═════ STORED RECORDS

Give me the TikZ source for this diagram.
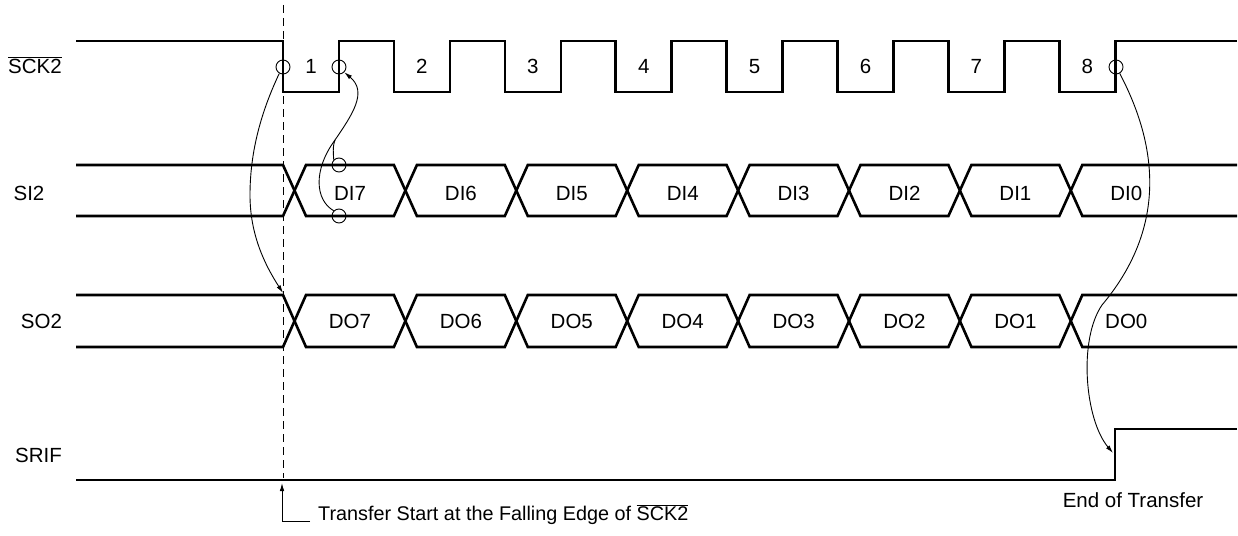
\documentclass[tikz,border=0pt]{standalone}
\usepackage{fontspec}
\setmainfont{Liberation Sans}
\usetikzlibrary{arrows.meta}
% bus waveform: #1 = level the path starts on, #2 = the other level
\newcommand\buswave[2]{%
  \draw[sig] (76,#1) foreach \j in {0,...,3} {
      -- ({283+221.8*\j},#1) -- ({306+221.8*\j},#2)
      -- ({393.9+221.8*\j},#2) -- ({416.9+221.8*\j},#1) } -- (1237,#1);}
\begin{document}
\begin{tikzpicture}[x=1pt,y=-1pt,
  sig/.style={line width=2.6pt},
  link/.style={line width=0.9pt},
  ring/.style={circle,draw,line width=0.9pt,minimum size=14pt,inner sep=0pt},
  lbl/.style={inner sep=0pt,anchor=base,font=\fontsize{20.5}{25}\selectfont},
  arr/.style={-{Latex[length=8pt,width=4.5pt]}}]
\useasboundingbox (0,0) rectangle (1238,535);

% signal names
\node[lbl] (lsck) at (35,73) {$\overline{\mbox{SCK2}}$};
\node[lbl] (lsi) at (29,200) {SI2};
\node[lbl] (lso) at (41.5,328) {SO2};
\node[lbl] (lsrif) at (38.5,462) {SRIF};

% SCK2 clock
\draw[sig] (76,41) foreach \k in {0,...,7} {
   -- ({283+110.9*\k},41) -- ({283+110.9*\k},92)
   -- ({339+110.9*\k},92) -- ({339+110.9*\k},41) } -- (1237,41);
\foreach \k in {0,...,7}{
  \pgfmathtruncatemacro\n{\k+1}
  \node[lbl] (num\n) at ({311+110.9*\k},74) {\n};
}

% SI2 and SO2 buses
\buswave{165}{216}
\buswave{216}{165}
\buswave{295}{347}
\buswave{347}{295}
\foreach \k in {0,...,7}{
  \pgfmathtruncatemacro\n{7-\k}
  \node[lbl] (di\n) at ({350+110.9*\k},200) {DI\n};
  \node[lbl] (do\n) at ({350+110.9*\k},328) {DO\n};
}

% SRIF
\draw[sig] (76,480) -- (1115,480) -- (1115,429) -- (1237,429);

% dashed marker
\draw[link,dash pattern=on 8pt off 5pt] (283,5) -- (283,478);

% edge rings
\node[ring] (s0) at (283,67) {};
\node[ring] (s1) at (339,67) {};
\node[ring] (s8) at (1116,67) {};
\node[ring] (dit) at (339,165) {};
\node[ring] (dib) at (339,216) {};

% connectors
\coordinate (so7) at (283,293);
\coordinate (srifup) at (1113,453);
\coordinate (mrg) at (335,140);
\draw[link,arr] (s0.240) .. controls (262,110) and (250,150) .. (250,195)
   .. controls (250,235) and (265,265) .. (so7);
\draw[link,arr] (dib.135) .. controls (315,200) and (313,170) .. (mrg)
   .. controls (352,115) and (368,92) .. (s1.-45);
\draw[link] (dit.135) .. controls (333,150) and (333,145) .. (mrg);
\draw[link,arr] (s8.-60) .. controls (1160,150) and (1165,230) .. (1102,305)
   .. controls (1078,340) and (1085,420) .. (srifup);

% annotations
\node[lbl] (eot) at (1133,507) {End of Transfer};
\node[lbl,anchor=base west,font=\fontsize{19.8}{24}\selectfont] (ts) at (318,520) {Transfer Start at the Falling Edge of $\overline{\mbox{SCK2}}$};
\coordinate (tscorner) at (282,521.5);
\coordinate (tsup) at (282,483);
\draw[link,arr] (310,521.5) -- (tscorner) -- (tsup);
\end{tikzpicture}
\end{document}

══════════
═════ STORED RECORDS

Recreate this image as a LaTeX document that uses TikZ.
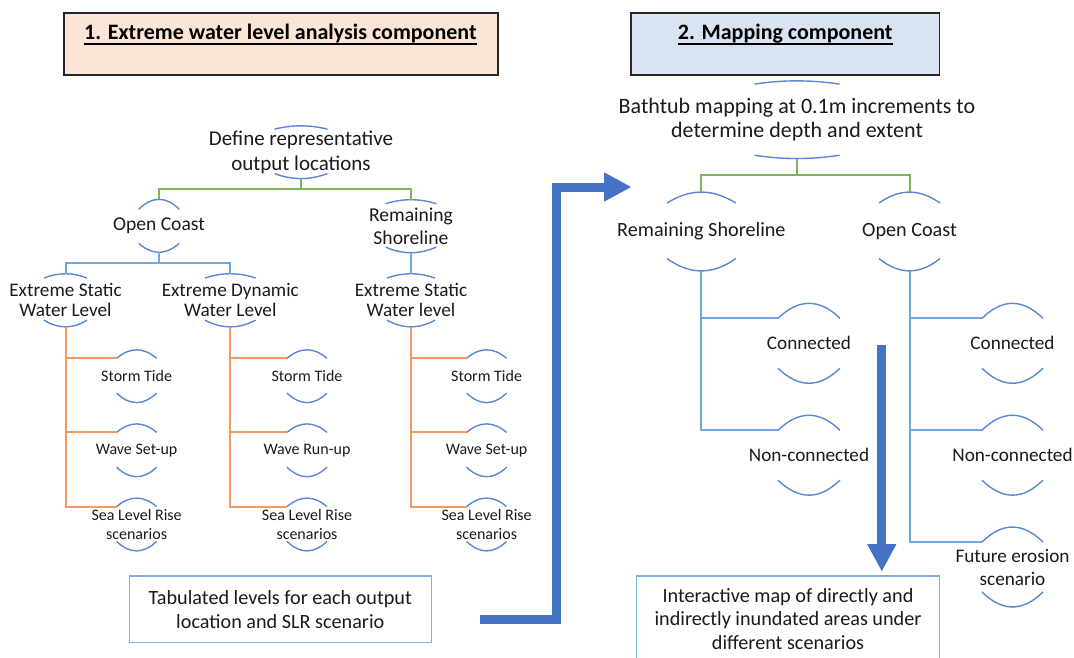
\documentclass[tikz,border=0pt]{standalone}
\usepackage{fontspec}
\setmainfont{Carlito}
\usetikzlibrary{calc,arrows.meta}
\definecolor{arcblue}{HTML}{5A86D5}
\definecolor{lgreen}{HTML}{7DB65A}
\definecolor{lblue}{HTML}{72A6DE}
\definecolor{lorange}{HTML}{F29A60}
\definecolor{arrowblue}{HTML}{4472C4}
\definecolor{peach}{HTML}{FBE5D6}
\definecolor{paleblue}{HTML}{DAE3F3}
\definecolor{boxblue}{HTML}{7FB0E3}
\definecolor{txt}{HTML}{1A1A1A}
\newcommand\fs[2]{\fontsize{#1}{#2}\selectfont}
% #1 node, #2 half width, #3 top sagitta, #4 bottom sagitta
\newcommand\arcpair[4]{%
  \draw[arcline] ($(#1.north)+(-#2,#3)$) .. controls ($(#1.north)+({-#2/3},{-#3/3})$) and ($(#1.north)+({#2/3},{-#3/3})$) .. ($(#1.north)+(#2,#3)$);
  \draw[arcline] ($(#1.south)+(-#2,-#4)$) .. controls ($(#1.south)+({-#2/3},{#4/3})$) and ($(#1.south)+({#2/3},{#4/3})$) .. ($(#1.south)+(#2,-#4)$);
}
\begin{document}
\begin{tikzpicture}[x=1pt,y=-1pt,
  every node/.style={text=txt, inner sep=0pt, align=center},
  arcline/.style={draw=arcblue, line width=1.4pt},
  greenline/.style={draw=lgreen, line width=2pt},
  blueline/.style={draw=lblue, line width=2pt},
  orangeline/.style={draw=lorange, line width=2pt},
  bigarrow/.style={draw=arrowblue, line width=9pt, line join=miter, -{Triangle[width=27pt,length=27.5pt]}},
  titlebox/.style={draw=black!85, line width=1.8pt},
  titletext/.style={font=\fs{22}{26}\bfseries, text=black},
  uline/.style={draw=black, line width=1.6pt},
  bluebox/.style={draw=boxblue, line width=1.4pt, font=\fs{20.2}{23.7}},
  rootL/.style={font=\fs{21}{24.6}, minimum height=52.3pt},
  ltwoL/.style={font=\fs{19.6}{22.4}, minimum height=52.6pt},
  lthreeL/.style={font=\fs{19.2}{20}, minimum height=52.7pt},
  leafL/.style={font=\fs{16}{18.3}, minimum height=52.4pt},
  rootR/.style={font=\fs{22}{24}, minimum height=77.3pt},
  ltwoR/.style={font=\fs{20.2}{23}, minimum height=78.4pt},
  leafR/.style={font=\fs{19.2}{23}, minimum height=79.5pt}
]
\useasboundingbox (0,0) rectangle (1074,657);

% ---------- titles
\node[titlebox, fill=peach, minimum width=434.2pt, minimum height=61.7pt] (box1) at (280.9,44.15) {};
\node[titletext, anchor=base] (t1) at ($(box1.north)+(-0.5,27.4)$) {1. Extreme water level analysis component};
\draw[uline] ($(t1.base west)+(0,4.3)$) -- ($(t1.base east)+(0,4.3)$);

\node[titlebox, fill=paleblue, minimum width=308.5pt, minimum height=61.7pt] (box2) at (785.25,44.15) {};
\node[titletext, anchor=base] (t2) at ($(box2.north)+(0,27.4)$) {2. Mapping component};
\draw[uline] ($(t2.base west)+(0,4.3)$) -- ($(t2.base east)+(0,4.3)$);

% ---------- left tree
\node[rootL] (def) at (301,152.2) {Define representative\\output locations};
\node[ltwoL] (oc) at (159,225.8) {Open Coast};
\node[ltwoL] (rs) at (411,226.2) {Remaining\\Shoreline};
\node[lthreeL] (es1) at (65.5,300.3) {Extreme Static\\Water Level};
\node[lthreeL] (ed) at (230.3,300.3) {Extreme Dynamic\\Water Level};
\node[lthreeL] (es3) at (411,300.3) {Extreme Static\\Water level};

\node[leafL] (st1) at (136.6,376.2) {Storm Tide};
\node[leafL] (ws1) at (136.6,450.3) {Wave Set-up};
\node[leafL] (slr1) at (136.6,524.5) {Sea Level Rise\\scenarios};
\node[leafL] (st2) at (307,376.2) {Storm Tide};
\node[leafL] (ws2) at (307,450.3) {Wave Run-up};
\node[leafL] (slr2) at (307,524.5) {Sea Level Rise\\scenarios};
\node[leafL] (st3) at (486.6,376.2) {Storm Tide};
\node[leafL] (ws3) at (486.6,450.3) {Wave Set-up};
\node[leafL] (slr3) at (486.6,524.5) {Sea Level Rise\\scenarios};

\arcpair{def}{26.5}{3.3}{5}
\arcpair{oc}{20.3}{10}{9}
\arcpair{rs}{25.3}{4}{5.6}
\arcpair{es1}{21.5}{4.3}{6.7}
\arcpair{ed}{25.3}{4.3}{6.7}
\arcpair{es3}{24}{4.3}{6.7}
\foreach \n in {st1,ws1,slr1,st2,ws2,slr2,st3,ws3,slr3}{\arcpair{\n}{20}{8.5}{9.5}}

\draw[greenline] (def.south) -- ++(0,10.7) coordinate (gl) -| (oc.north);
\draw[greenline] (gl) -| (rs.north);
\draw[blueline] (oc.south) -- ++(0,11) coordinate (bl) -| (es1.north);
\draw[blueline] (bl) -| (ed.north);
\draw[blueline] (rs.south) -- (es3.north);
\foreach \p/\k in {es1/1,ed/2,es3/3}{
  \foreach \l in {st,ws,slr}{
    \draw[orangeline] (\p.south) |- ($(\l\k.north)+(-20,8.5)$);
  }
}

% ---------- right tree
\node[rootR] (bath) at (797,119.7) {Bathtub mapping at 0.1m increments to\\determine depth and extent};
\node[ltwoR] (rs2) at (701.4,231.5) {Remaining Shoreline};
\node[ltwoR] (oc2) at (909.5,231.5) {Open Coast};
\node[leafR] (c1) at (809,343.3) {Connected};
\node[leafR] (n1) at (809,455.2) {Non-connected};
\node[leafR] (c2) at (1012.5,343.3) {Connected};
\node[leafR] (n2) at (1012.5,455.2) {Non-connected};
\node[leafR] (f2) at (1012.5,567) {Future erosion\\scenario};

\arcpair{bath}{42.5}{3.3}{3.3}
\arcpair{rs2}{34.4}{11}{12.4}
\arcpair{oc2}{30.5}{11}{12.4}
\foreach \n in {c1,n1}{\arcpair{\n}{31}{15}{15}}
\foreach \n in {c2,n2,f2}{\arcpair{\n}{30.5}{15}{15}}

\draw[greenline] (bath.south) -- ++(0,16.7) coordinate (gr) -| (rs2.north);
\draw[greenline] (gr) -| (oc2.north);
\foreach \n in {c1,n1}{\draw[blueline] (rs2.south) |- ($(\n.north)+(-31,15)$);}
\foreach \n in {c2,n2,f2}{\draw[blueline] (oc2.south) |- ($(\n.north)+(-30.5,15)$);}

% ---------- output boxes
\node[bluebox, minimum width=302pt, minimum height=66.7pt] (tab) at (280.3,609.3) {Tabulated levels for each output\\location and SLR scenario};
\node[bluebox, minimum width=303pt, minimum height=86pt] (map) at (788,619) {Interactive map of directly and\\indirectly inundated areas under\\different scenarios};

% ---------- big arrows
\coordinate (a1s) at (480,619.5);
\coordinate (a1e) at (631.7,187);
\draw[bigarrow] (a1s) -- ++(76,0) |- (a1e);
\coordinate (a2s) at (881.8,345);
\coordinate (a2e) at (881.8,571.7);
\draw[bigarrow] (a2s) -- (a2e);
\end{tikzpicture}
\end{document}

══════════

◆ PROBLEM REQUIREMENTS:
Reproduce the lines above starting at the one with "Give me the TikZ source for this diagram." and ending at the one with "(283,5) -- (283,478);", both included, exactly and with no pictures.

◆ REPLY:
Give me the TikZ source for this diagram.
\documentclass[tikz,border=0pt]{standalone}
\usepackage{fontspec}
\setmainfont{Liberation Sans}
\usetikzlibrary{arrows.meta}
% bus waveform: #1 = level the path starts on, #2 = the other level
\newcommand\buswave[2]{%
  \draw[sig] (76,#1) foreach \j in {0,...,3} {
      -- ({283+221.8*\j},#1) -- ({306+221.8*\j},#2)
      -- ({393.9+221.8*\j},#2) -- ({416.9+221.8*\j},#1) } -- (1237,#1);}
\begin{document}
\begin{tikzpicture}[x=1pt,y=-1pt,
  sig/.style={line width=2.6pt},
  link/.style={line width=0.9pt},
  ring/.style={circle,draw,line width=0.9pt,minimum size=14pt,inner sep=0pt},
  lbl/.style={inner sep=0pt,anchor=base,font=\fontsize{20.5}{25}\selectfont},
  arr/.style={-{Latex[length=8pt,width=4.5pt]}}]
\useasboundingbox (0,0) rectangle (1238,535);

% signal names
\node[lbl] (lsck) at (35,73) {$\overline{\mbox{SCK2}}$};
\node[lbl] (lsi) at (29,200) {SI2};
\node[lbl] (lso) at (41.5,328) {SO2};
\node[lbl] (lsrif) at (38.5,462) {SRIF};

% SCK2 clock
\draw[sig] (76,41) foreach \k in {0,...,7} {
   -- ({283+110.9*\k},41) -- ({283+110.9*\k},92)
   -- ({339+110.9*\k},92) -- ({339+110.9*\k},41) } -- (1237,41);
\foreach \k in {0,...,7}{
  \pgfmathtruncatemacro\n{\k+1}
  \node[lbl] (num\n) at ({311+110.9*\k},74) {\n};
}

% SI2 and SO2 buses
\buswave{165}{216}
\buswave{216}{165}
\buswave{295}{347}
\buswave{347}{295}
\foreach \k in {0,...,7}{
  \pgfmathtruncatemacro\n{7-\k}
  \node[lbl] (di\n) at ({350+110.9*\k},200) {DI\n};
  \node[lbl] (do\n) at ({350+110.9*\k},328) {DO\n};
}

% SRIF
\draw[sig] (76,480) -- (1115,480) -- (1115,429) -- (1237,429);

% dashed marker
\draw[link,dash pattern=on 8pt off 5pt] (283,5) -- (283,478);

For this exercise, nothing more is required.